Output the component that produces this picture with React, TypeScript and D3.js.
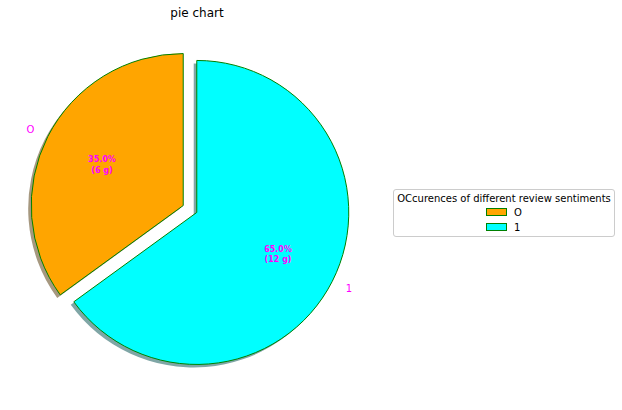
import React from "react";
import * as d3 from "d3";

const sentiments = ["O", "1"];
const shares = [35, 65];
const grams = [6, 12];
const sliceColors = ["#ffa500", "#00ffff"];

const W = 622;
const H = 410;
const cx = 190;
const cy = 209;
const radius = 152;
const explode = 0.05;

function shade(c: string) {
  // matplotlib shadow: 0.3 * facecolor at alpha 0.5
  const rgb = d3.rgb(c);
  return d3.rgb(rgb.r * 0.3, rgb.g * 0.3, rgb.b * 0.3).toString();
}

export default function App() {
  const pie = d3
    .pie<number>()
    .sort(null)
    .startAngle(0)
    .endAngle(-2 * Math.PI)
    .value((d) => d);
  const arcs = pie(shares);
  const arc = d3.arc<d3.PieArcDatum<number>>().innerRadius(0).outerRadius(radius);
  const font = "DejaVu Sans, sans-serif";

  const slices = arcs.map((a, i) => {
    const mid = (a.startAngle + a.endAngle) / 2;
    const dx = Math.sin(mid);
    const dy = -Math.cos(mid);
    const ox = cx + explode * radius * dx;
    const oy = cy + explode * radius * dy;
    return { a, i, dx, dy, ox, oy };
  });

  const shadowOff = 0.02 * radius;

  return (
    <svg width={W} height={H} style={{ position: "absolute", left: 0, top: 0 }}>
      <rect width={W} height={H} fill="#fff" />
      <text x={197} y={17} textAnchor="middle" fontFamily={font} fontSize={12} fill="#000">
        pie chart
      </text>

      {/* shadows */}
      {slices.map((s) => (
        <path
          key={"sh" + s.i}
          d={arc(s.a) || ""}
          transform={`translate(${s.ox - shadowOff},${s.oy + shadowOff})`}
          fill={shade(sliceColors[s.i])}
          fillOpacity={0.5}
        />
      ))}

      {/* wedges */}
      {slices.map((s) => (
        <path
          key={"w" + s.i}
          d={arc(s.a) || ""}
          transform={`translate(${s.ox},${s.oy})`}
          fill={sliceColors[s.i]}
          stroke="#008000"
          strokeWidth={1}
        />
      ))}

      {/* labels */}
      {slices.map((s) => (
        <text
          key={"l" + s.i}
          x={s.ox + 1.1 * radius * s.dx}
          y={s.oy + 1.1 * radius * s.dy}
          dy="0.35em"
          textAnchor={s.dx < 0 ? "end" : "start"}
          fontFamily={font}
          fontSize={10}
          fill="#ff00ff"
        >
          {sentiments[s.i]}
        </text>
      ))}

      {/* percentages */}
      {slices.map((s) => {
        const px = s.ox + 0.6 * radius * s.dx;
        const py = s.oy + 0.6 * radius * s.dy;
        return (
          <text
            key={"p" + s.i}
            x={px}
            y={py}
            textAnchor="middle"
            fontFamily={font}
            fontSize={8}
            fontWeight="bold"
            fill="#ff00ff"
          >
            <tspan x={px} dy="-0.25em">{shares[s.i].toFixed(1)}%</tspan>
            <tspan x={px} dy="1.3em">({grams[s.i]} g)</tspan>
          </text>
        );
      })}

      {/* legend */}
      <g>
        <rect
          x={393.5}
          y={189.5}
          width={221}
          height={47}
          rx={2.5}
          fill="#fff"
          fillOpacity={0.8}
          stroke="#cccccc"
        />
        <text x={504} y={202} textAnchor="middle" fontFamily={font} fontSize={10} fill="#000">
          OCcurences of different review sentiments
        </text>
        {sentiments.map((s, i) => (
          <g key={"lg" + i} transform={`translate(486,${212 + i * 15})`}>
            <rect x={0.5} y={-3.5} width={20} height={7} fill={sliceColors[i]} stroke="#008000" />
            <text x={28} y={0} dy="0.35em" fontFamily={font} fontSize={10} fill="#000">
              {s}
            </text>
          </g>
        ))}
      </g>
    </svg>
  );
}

What to do:
Search the data for the word "React" and copy each line where it appears.

Task response:
Output the component that produces this picture with React, TypeScript and D3.js.
import React from "react";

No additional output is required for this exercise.